Dense fog advisories still active across eastern Indiana, southern Michigan and western Ohio until later this morning for patchy dense fog…I do think this burns off to a mix sun and clouds today and temps in the 50s and 60s across the Midwest.
A very small chance for some sprinkles/showers today ~20% across the Midwest…we will be battling A LOT of dry air, so confidence is on the lower end…accumulations very light to nothing expected.
High pressure sets in on Wednesday with sunshine and cooler weather expected…a warm front lifts north on Thursday night into Friday that will bring our next chance for some showers and a few thunderstorms. It’s really on later Friday into Saturday where we are expecting more widespread thunderstorms across the Midwest. We touch on in the video where we have a growing concern for some gusty storms as well…it’s something we are monitoring very closely.
Overall the next 7 days will feature above normal warmth across the Midwest…it will definitely be a warm weekend with strong southwest winds despite the chances for rain/storms.
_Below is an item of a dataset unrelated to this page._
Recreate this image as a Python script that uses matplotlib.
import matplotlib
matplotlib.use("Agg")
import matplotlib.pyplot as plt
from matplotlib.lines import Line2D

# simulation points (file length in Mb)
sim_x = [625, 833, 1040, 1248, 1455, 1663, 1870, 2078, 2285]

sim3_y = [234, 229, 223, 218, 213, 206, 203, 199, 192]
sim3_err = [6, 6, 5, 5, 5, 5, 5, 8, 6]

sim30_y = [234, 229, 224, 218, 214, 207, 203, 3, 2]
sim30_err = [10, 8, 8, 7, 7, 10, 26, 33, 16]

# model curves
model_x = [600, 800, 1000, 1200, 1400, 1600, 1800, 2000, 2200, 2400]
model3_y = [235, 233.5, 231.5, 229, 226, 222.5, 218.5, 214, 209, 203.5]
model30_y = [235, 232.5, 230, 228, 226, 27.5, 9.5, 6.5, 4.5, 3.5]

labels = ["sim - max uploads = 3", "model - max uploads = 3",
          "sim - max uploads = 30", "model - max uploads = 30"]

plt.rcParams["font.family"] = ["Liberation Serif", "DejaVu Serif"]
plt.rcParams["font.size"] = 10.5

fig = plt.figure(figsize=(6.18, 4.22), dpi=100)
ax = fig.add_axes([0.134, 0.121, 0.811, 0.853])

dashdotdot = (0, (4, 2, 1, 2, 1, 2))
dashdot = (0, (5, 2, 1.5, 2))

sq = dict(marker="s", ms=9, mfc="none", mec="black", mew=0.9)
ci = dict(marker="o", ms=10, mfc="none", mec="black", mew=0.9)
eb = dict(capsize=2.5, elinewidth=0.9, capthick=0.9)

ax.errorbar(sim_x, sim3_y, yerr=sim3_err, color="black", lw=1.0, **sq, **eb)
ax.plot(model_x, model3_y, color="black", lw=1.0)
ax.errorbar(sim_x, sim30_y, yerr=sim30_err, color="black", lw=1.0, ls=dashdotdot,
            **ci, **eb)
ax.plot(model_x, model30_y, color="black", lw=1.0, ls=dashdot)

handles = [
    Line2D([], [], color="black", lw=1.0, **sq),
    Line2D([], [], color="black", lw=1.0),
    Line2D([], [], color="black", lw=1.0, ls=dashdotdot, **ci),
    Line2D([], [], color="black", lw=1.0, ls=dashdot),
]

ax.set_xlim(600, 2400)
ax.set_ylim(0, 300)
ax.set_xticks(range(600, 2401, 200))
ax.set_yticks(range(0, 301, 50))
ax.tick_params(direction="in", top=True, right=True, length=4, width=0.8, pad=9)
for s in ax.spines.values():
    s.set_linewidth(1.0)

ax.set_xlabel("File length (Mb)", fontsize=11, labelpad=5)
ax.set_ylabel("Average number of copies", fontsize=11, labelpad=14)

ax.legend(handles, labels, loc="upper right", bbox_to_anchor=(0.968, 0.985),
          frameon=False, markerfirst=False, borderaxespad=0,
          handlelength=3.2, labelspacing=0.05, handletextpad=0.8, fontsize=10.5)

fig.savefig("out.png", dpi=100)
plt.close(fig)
We touch on the latest European Weeklies over the next month into mid-April…to have a 4 week composite signal like this is a strong indicator of active, wet times ahead.
Confidence and Risk:
- Average confidence of a few sprinkles to rain showers across the Zones today…otherwise warm with a mix of sun and clouds.
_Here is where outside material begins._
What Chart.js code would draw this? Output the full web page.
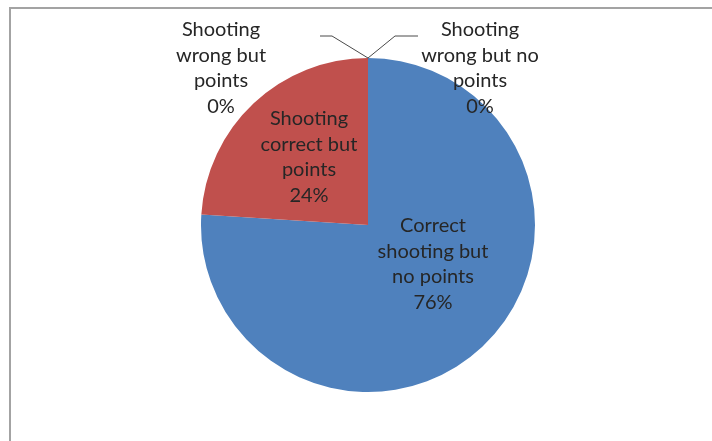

- High confidence of mostly sunny skies Wed/Thurs as high pressure sits overhead…we turn cooler on Wednesday as well.
- Above average confidence of showers and storms late week into the weekend as our next system approaches from the southwest.
- Above average confidence we are overall warmer than normal over the next week.
- Increasing confidence we stay active in the weather department into April.